- Born: 3 April 1941 Balurghat, Bengal Presidency, British India (present-day West Bengal, India)
- Died: 17 March 2025 (aged 83)
- Occupations: Actor; playwright; theatre director; organiser; professor;
- Children: 3
- Awards: Sangeet Natak Akademi Award (2007) Padma Shri (2026; posthumous)

= Hari Madhab Mukhopadhyay =

Indian theatre actor (1941–2025)

Hari Madhab Mukhopadhyay (3 April 1941 – 17 March 2025) was a distinguished theatre personality from Balurghat, West Bengal, India. He was an actor, playwright, theatre director, organiser, and by profession a professor. He was the founder of the Balurghat-based theatre group Tritirtha.

In addition to receiving the Best Actor and Best Producer awards from the West Bengal Natya Akademi, he was awarded the Sangeet Natak Akademi Award in 2007 for his work as a theatre director. In 2026, he was posthumously honoured with the Padma Shri.

==Early life and education==
Hari Madhab Mukhopadhyay was born in Balurghat, in present-day South Dinajpur district of West Bengal, then part of British India. His father was Nilkantha Mukhopadhyay. From an early age, he developed a deep attraction towards theatre. In 1956, he formed a theatre group named Taruntirtha in Balurghat.

After completing school, he moved to Kolkata for college education and regularly attended theatre performances across the city during his student years. He received training in theatre under directors Jagmohan Majumdar and Ajitesh Bandopadhyay, among others. He remained associated with the Howrah-based theatre group 'Natnatyam' for three years.

During this period, he earned a postgraduate degree in commerce from the University of Calcutta. Drawn back by his commitment to theatre, he returned to Balurghat and joined Balurghat College as a professor in 1967.

==Theatrical career==
Due to his deep love for theatre, he remained actively involved in both professional and amateur theatre alongside his academic career. In 1969, he founded the theatre group Tritirtha in Balurghat. Up to 2008, a total of 58 plays were staged under his production and direction, including Tin Bigyani, Jal, Galileo and Debangshi.

As a fully dedicated theatre practitioner, he worked not only as an actor and director, but also took on responsibilities such as narrator, composer, lighting designer, costume designer, and set designer. He is regarded as the guiding force behind the “theatre movement” of Balurghat.

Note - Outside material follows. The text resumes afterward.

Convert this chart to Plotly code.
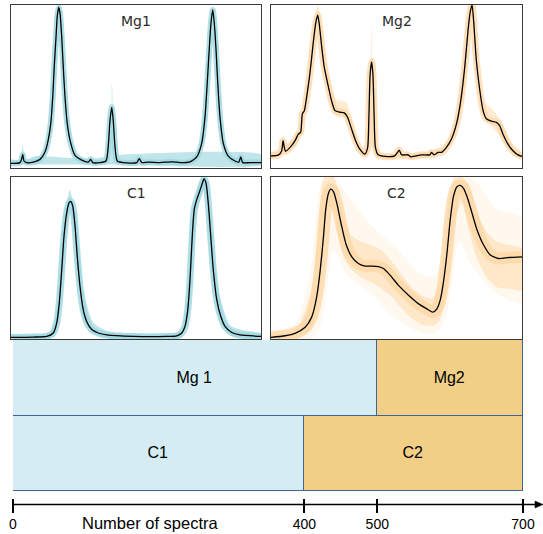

Altogether, he wrote nearly sixty plays, including short plays, one-act plays, and full-length productions. His last acting performance was in 2017 in the Rajbanshi-language production of Raktakarabi. His final directorial work was Banduk in 2018. Although his thoughts on theatre remained vibrant, declining health prevented further active involvement. He spent his retirement maintaining close contact with his colleagues from Tritirtha.

===Plays written===
Among several others, these are the plays he wrote.

| Title | Notes |
|---|---|
| Dosh Putul | one of his first two plays; based on a story by Agatha Christie |
| Bahvarambha | one of his first two plays; based on a story by Anton Chekhov |
| Shishupal |  |
| Aniket |  |
| Bichhan |  |
| Kharij |  |
| Matritantrik |  |
| Nikat Ganga |  |
| Debangshi | 1983 |
| Khīrer Putul |  |
| Chouryagatha |  |

===Plays directed and performed===
Among several others, these are the plays directed and performed by him.

| Title | Notes |
|---|---|
| Pap o Papi |  |
| Akkel Selami |  |
| Bondi Bir |  |
| Chhera Kagojer Jhuri |  |
| Pakhir Basa |  |
| Natyakarer Sandhane Chhoti Charitra |  |
| Rajanigandha |  |
| Char Prahar |  |
| Chhayanayika |  |
| Putul Khela |  |
| Brishti Brishti |  |
| Bishay June |  |
| Chhutir Khela |  |
| Tin Bigyani |  |
| Jal | 1980 |
| Bichhan | 1985 (Hindi play) |
| Chirakumar Sabha |  |
| Debigirjan |  |
| Mantrashakti |  |

==Awards and honours==
- In 1977, he received the Dishari Award for producing and directing Debigirjan by Bijon Bhattacharya;
- The Government of West Bengal's Department of Information and Cultural Affairs awarded his play Debangshi as Best Production;
- In 2007, he was awarded the Sangeet Natak Akademi Award for theatre direction by the Sangeet Natak Akademi;
- In 2019, Raiganj University conferred upon him an honorary D.Litt. degree;
- In 2026, he was posthumously honoured with the Padma Shri.